Wednesday, August 31, 2011

Last Digs for Doc Holliday

"Isn't it strange how we remember much of the sinners and so little of the saints." -- Pinkerton detective Lowell Spence in 1949 said about Kid Curry's death in 1903. From the book The Wild Bunch (copyright 1958) by James D. Horan.

One of the things to do in Glenwood Springs was to visit Doc Holliday's grave. After Tombstone and moving around Colorado, Doc Holliday came to Glenwood Springs in 1887 for the waters in hopes to cure him of tuberculosis. That is where he died and was buried at Linwood Cemetery.

Without Doc Holliday's biographers and western mythological fiction, the Linwood Cemetery would be grown over with grass and shrub. There would be few visitors 100 years later.

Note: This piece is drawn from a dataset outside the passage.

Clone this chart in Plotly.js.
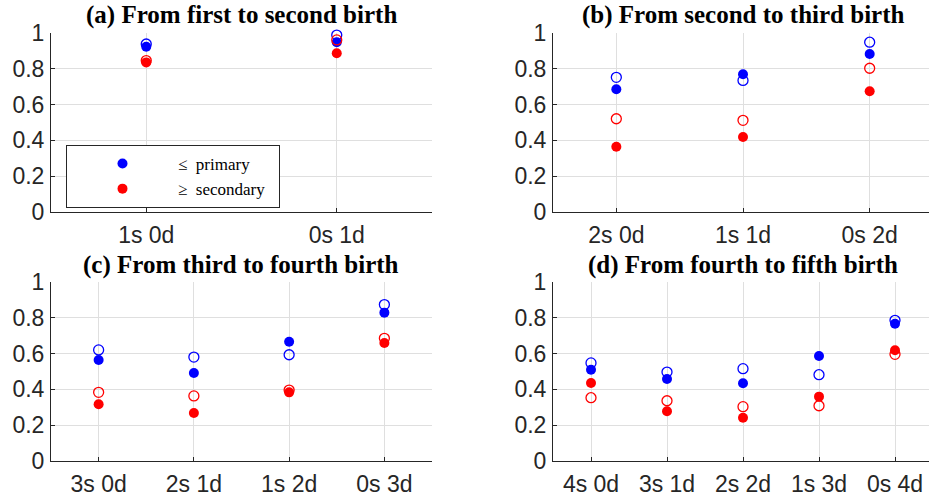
<!DOCTYPE html>
<html>
<head>
<meta charset="utf-8">
<script src="https://cdn.plot.ly/plotly-3.0.1.min.js"></script>
<style>
html,body{margin:0;padding:0;overflow:hidden;background:#fff;}
#chart{width:933px;height:499px;}
</style>
</head>
<body>
<div id="chart"></div>
<script>
// Panel (a)
const catsA = ["1s 0d", "0s 1d"];
const primFilledA = [0.925, 0.950];
const primOpenA   = [0.940, 0.990];
const secFilledA  = [0.837, 0.888];
const secOpenA    = [0.847, 0.963];
// Panel (b)
const catsB = ["2s 0d", "1s 1d", "0s 2d"];
const primFilledB = [0.686, 0.770, 0.884];
const primOpenB   = [0.753, 0.736, 0.950];
const secFilledB  = [0.364, 0.419, 0.675];
const secOpenB    = [0.521, 0.512, 0.804];
// Panel (c)
const catsC = ["3s 0d", "2s 1d", "1s 2d", "0s 3d"];
const primFilledC = [0.564, 0.492, 0.667, 0.830];
const primOpenC   = [0.621, 0.581, 0.594, 0.875];
const secFilledC  = [0.316, 0.267, 0.383, 0.660];
const secOpenC    = [0.383, 0.363, 0.396, 0.686];
// Panel (d)
const catsD = ["4s 0d", "3s 1d", "2s 2d", "1s 3d", "0s 4d"];
const primFilledD = [0.510, 0.458, 0.434, 0.587, 0.768];
const primOpenD   = [0.548, 0.497, 0.516, 0.482, 0.787];
const secFilledD  = [0.436, 0.277, 0.241, 0.359, 0.619];
const secOpenD    = [0.353, 0.336, 0.303, 0.308, 0.596];

const titles = ["(a) From first to second birth", "(b) From second to third birth",
                "(c) From third to fourth birth", "(d) From fourth to fifth birth"];
const legendNames = ["\u2264\u2002primary", "\u2265\u2002secondary\u2002"];

const BLUE = "#0000ff", RED = "#ff0000";
const panels = [
  {cats: catsA, pf: primFilledA, po: primOpenA, sf: secFilledA, so: secOpenA},
  {cats: catsB, pf: primFilledB, po: primOpenB, sf: secFilledB, so: secOpenB},
  {cats: catsC, pf: primFilledC, po: primOpenC, sf: secFilledC, so: secOpenC},
  {cats: catsD, pf: primFilledD, po: primOpenD, sf: secFilledD, so: secOpenD}
];

const W = 933, H = 499;
const xDom = [[51/W, 432/W], [553/W, 1], [51/W, 432/W], [553/W, 1]];
const yDom = [[1-211.7/H, 1-33.3/H], [1-211.7/H, 1-33.3/H], [1-460.7/H, 1-282.3/H], [1-460.7/H, 1-282.3/H]];
const titleY = [15, 15, 264.5, 264.5];

const data = [];
const layout = {
  width: W, height: H,
  margin: {l: 0, r: 0, t: 0, b: 0},
  paper_bgcolor: "#ffffff", plot_bgcolor: "#ffffff",
  font: {family: "Liberation Sans, Arial, sans-serif", color: "#262626"},
  showlegend: true,
  legend: {
    x: 66/W, y: 1-145/H, xanchor: "left", yanchor: "top",
    bordercolor: "#262626", borderwidth: 1, bgcolor: "#ffffff",
    font: {family: "Liberation Serif, Times New Roman, serif", size: 17, color: "#000000"},
    itemwidth: 101, tracegroupgap: 0
  },
  annotations: []
};

panels.forEach((p, i) => {
  const n = i + 1;
  const xa = n === 1 ? "x" : "x" + n;
  const ya = n === 1 ? "y" : "y" + n;
  const common = {type: "scatter", mode: "markers", x: p.cats, xaxis: xa, yaxis: ya, cliponaxis: false, hoverinfo: "skip"};
  data.push(Object.assign({}, common, {y: p.po, showlegend: false,
    marker: {symbol: "circle-open", size: 10, color: BLUE, line: {width: 1.3, color: BLUE}}}));
  data.push(Object.assign({}, common, {y: p.pf, name: legendNames[0], showlegend: i === 0,
    marker: {symbol: "circle", size: 10, color: BLUE, line: {width: 0}}}));
  data.push(Object.assign({}, common, {y: p.so, showlegend: false,
    marker: {symbol: "circle-open", size: 10, color: RED, line: {width: 1.3, color: RED}}}));
  data.push(Object.assign({}, common, {y: p.sf, name: legendNames[1], showlegend: i === 0,
    marker: {symbol: "circle", size: 10, color: RED, line: {width: 0}}}));

  const axCommon = {
    showline: true, linecolor: "#262626", linewidth: 1,
    showgrid: true, gridcolor: "#dfdfdf", gridwidth: 1,
    zeroline: false, ticks: "inside", ticklen: 4, tickwidth: 1, tickcolor: "#262626",
    tickfont: {family: "Liberation Sans, Arial, sans-serif", size: 23, color: "#262626"},
    mirror: false, fixedrange: true
  };
  layout["xaxis" + (n === 1 ? "" : n)] = Object.assign({}, axCommon, {
    type: "category", categoryorder: "array", categoryarray: p.cats,
    range: [-0.5, p.cats.length - 0.5], domain: xDom[i], anchor: ya,
    ticklabelstandoff: 3
  });
  layout["yaxis" + (n === 1 ? "" : n)] = Object.assign({}, axCommon, {
    range: [0, 1], tickvals: [0, 0.2, 0.4, 0.6, 0.8, 1], ticktext: ["0", "0.2", "0.4", "0.6", "0.8", "1"],
    domain: yDom[i], anchor: xa, ticklabelstandoff: 1
  });
  layout.annotations.push({
    text: "<b>" + titles[i] + "</b>", xref: "paper", yref: "paper",
    x: (xDom[i][0] + xDom[i][1]) / 2, y: 1 - titleY[i] / H,
    xanchor: "center", yanchor: "middle", showarrow: false,
    font: {family: "Liberation Serif, Times New Roman, serif", size: 25, color: "#000000"}
  });
});

Plotly.newPlot("chart", data, layout, {displayModeBar: false, staticPlot: true});
</script>
</body>
</html>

However, tourism is business. The city constructed hiking trail skirts the top of a nearby mountain where the cemetery commands a beautiful view of the valley.

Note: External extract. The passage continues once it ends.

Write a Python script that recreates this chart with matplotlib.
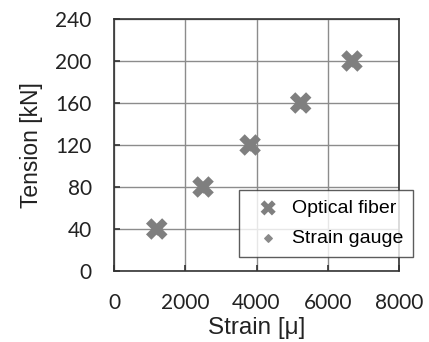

Considering my long time fascination with the western cowboy myth, I had to make the pilgrimage to Holliday's grave. It was a warm day for a hike on the well worn trail with strategically placed signs pointing to the direction of the city installed Doc Holliday memorial stone.


Further cemetery and Doc Holliday history appears on city erected markers. These signs provide an abbreviated version of the detail that can be found in a Wikipedia entry for Doc Holliday.

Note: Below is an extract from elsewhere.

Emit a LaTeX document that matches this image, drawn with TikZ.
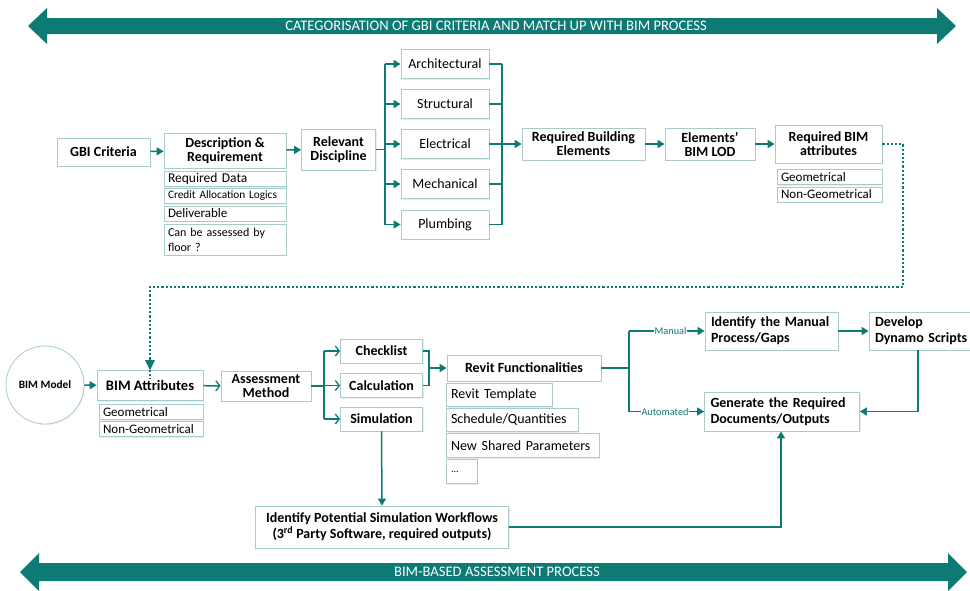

I've always wonder why many western Rocky Mountain cemeteries are atop a rocky hill over looking the town below. Today this would be prime residential real estate for the views. Why a cemetery up here. Not easy to get to and excavating a hole in the rock strewn surface must have been a real chore for the grave diggers.


The grave site of the "sinner" is the draw to this mountain top. Checking out a few of the other memorials in the cemetery, I looked for memorials for the graves of business leaders or founders of Glenwood Springs 100 years ago. Nothing to be found.